* _What you should do_
Copy out the listing that follows, exactly, without its pictures.

----------

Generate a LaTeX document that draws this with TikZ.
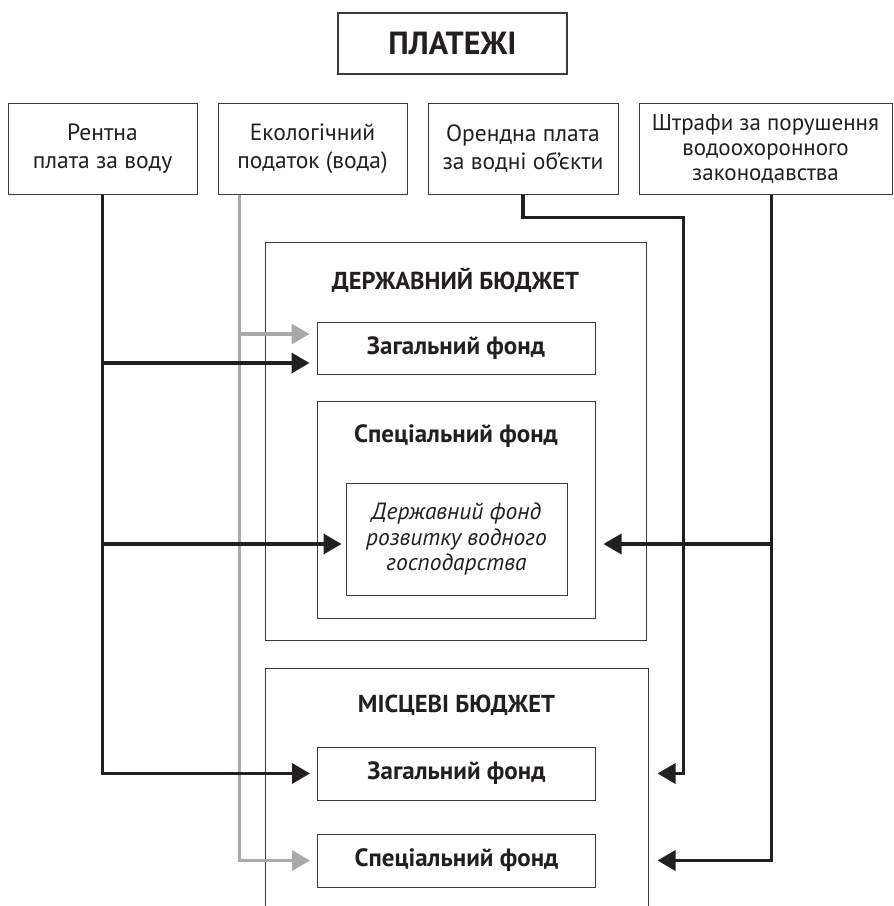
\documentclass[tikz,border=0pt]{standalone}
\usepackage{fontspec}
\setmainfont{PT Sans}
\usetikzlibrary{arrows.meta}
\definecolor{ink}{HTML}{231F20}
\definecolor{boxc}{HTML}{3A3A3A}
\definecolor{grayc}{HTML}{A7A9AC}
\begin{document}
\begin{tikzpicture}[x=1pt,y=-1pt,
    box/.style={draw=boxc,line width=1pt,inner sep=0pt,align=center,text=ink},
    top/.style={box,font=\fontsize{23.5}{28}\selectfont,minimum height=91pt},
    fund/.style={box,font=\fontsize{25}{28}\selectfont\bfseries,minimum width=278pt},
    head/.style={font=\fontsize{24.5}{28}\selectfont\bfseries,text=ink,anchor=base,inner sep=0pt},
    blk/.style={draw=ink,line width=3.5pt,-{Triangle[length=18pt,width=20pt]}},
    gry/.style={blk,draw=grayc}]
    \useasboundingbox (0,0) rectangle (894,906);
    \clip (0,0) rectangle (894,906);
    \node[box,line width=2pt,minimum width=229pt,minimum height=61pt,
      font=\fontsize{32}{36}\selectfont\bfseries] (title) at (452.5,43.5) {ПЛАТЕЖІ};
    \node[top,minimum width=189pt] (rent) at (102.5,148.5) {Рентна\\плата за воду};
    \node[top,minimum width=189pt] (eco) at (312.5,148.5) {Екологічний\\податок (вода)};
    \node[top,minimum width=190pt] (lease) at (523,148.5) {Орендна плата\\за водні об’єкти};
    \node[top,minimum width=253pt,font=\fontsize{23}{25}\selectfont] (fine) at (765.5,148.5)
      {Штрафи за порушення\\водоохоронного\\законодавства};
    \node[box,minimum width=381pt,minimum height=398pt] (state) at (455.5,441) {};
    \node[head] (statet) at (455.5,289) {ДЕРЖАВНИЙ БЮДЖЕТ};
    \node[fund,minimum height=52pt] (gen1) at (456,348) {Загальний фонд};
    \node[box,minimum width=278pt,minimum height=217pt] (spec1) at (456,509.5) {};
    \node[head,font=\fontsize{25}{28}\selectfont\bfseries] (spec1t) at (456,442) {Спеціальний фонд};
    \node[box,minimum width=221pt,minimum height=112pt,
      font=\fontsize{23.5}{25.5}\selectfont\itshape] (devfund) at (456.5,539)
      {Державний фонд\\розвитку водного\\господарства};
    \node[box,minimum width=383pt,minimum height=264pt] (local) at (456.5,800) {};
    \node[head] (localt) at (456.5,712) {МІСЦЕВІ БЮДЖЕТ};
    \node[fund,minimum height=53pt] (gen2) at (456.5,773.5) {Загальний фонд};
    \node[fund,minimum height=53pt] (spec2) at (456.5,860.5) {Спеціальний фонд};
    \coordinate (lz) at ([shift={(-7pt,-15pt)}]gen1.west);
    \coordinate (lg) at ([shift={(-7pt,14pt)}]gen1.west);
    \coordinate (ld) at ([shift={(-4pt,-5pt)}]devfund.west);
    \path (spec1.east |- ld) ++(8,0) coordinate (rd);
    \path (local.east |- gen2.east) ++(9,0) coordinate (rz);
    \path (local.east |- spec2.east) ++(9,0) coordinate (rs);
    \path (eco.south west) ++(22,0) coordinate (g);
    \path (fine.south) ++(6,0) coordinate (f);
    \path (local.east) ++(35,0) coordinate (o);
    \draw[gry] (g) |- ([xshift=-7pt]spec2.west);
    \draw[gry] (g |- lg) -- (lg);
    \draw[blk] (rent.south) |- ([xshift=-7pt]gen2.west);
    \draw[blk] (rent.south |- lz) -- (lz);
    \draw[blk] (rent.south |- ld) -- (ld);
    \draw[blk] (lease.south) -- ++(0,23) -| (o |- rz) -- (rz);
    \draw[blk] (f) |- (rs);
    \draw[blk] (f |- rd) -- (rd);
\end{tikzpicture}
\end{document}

----------

* _Output for this task_
Generate a LaTeX document that draws this with TikZ.
\documentclass[tikz,border=0pt]{standalone}
\usepackage{fontspec}
\setmainfont{PT Sans}
\usetikzlibrary{arrows.meta}
\definecolor{ink}{HTML}{231F20}
\definecolor{boxc}{HTML}{3A3A3A}
\definecolor{grayc}{HTML}{A7A9AC}
\begin{document}
\begin{tikzpicture}[x=1pt,y=-1pt,
    box/.style={draw=boxc,line width=1pt,inner sep=0pt,align=center,text=ink},
    top/.style={box,font=\fontsize{23.5}{28}\selectfont,minimum height=91pt},
    fund/.style={box,font=\fontsize{25}{28}\selectfont\bfseries,minimum width=278pt},
    head/.style={font=\fontsize{24.5}{28}\selectfont\bfseries,text=ink,anchor=base,inner sep=0pt},
    blk/.style={draw=ink,line width=3.5pt,-{Triangle[length=18pt,width=20pt]}},
    gry/.style={blk,draw=grayc}]
    \useasboundingbox (0,0) rectangle (894,906);
    \clip (0,0) rectangle (894,906);
    \node[box,line width=2pt,minimum width=229pt,minimum height=61pt,
      font=\fontsize{32}{36}\selectfont\bfseries] (title) at (452.5,43.5) {ПЛАТЕЖІ};
    \node[top,minimum width=189pt] (rent) at (102.5,148.5) {Рентна\\плата за воду};
    \node[top,minimum width=189pt] (eco) at (312.5,148.5) {Екологічний\\податок (вода)};
    \node[top,minimum width=190pt] (lease) at (523,148.5) {Орендна плата\\за водні об’єкти};
    \node[top,minimum width=253pt,font=\fontsize{23}{25}\selectfont] (fine) at (765.5,148.5)
      {Штрафи за порушення\\водоохоронного\\законодавства};
    \node[box,minimum width=381pt,minimum height=398pt] (state) at (455.5,441) {};
    \node[head] (statet) at (455.5,289) {ДЕРЖАВНИЙ БЮДЖЕТ};
    \node[fund,minimum height=52pt] (gen1) at (456,348) {Загальний фонд};
    \node[box,minimum width=278pt,minimum height=217pt] (spec1) at (456,509.5) {};
    \node[head,font=\fontsize{25}{28}\selectfont\bfseries] (spec1t) at (456,442) {Спеціальний фонд};
    \node[box,minimum width=221pt,minimum height=112pt,
      font=\fontsize{23.5}{25.5}\selectfont\itshape] (devfund) at (456.5,539)
      {Державний фонд\\розвитку водного\\господарства};
    \node[box,minimum width=383pt,minimum height=264pt] (local) at (456.5,800) {};
    \node[head] (localt) at (456.5,712) {МІСЦЕВІ БЮДЖЕТ};
    \node[fund,minimum height=53pt] (gen2) at (456.5,773.5) {Загальний фонд};
    \node[fund,minimum height=53pt] (spec2) at (456.5,860.5) {Спеціальний фонд};
    \coordinate (lz) at ([shift={(-7pt,-15pt)}]gen1.west);
    \coordinate (lg) at ([shift={(-7pt,14pt)}]gen1.west);
    \coordinate (ld) at ([shift={(-4pt,-5pt)}]devfund.west);
    \path (spec1.east |- ld) ++(8,0) coordinate (rd);
    \path (local.east |- gen2.east) ++(9,0) coordinate (rz);
    \path (local.east |- spec2.east) ++(9,0) coordinate (rs);
    \path (eco.south west) ++(22,0) coordinate (g);
    \path (fine.south) ++(6,0) coordinate (f);
    \path (local.east) ++(35,0) coordinate (o);
    \draw[gry] (g) |- ([xshift=-7pt]spec2.west);
    \draw[gry] (g |- lg) -- (lg);
    \draw[blk] (rent.south) |- ([xshift=-7pt]gen2.west);
    \draw[blk] (rent.south |- lz) -- (lz);
    \draw[blk] (rent.south |- ld) -- (ld);
    \draw[blk] (lease.south) -- ++(0,23) -| (o |- rz) -- (rz);
    \draw[blk] (f) |- (rs);
    \draw[blk] (f |- rd) -- (rd);
\end{tikzpicture}
\end{document}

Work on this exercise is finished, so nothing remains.